When I was 17, my church suggested that each young woman to do a project, similar to an Eagle Project in hours required, etc. These could be anything; learning to sew to learning to bow hunt. For one of mine, I chose to make a quilt for when I got married.
My dad is a huge cross-stitch fan. He does amazing, tiny, intricate types of cross stitching for fun. So, I decided I'd give cross-stitching a go and cross-stitch some of the squares for my future quilt.
Life is like that-one stitch at a time taken patiently and the pattern will come out all
right like the embroidery. --Oliver Wendell Holmes
But, I'm also not a quitter and am super competitive, so I didn't want to give up, nor admit defeat! Instead, I asked, begged really, my mom, my aunts, cousins, friends, sister, all to help me with the cross-stitched squares. I mean those Eagle Scouts get to utilize the time and service from others for their project, so I was game for that kind of assistance!
However, even with the help of friends and family, I still wasn't going to finish it in time for my graduation (the deadline). So, I hurriedly learned how to make some small quilts and was able to give them to hospitals and nursing homes.
With the deadline passed and the smaller quilts-making making it so I could indeed say I made a quilt, the larger, cross-stitched quilt was put on the back burner - the very back burner.
Fast forward nine years, I then had one child and one on the way. We had recently moved to the KC area and I was tending my sister's girls in her home. As we were unpacking some things in my own home, my sister, Giselle found the pieces to the cross-stitched quilt. "What? You still haven't finished this? Bring it with you when you watch the girls, and when I get home (she was a teacher) I'll help you put it together."
And so, we stitched the squares together in two afternoons. We had a mutual friend who was an amazing quilter. Giselle suggested that I go to her house and see if she had suggestions on how to back such a large quilt without having a seam down the center.

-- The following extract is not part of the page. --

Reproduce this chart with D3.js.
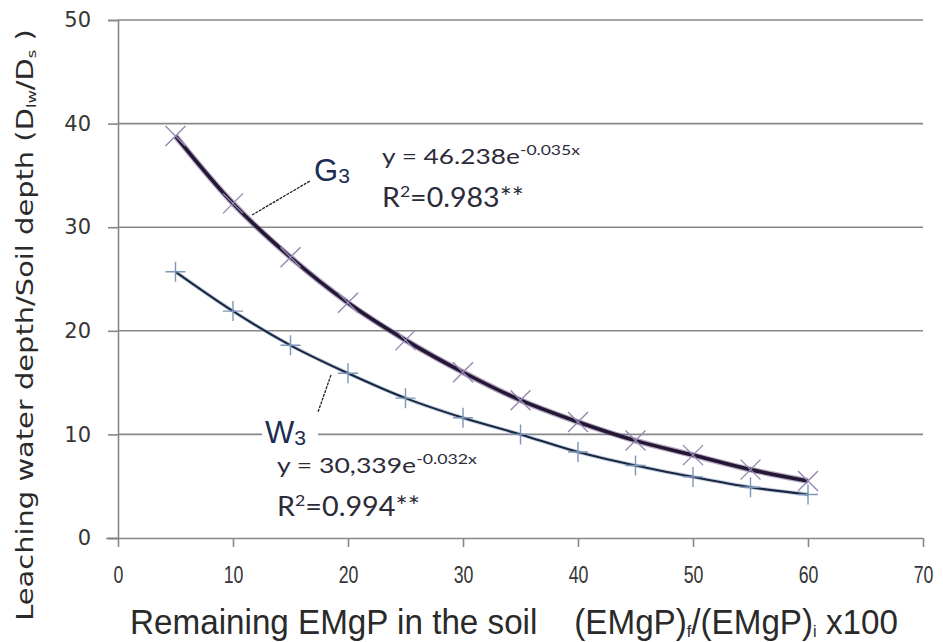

On our next trip to our hometown, I took the quilt and visited Mrs. Wallace (our amazing quilter friend). We spread it out on the table and said we wanted to just use a large sheet. She nixed that idea because "it would be too hard to quilt though".
Shortly after we got home, my sister died unexpectedly and I became blessedly busy with four littles and didn't worry about the quilt for a while.
And by "for a while", I mean another twelve years! When I mentioned to my sister-in-law, Mandy, that I've had this quilt for over 20 years started and it hasn't been finished yet. "What!?! Come on- you've already done most of the hard work. We're doing this! It will go pretty quickly."
And so, after about three mornings of super guided sewing, the quilt is finished!!
It is the 21 year quilt because it took that long to finish. But my niece, Mandy, suggested calling it the Giving Quilt because so many people helped to make it happen - they all gave of their time and talents to help out. Each person's name, or initials, is stitched into the square that they cross-stitched. I love that I have that little piece of each one of them!
Those people are: Robyn Anderson, Alan Eastman, Jill Gillis, Jody Ahlstrom, Nicole Ashcroft, Julie Menzie, Mandy Beyeler, Carol Allred, Sarah Richards, and the three to have already gone on to heaven, Barbara Wallace, Ann Johnston, and Giselle Fleming. I couldn't have done it without you!
Our lives are like quilts bits and pieces, joy and sorrow, stitched with love.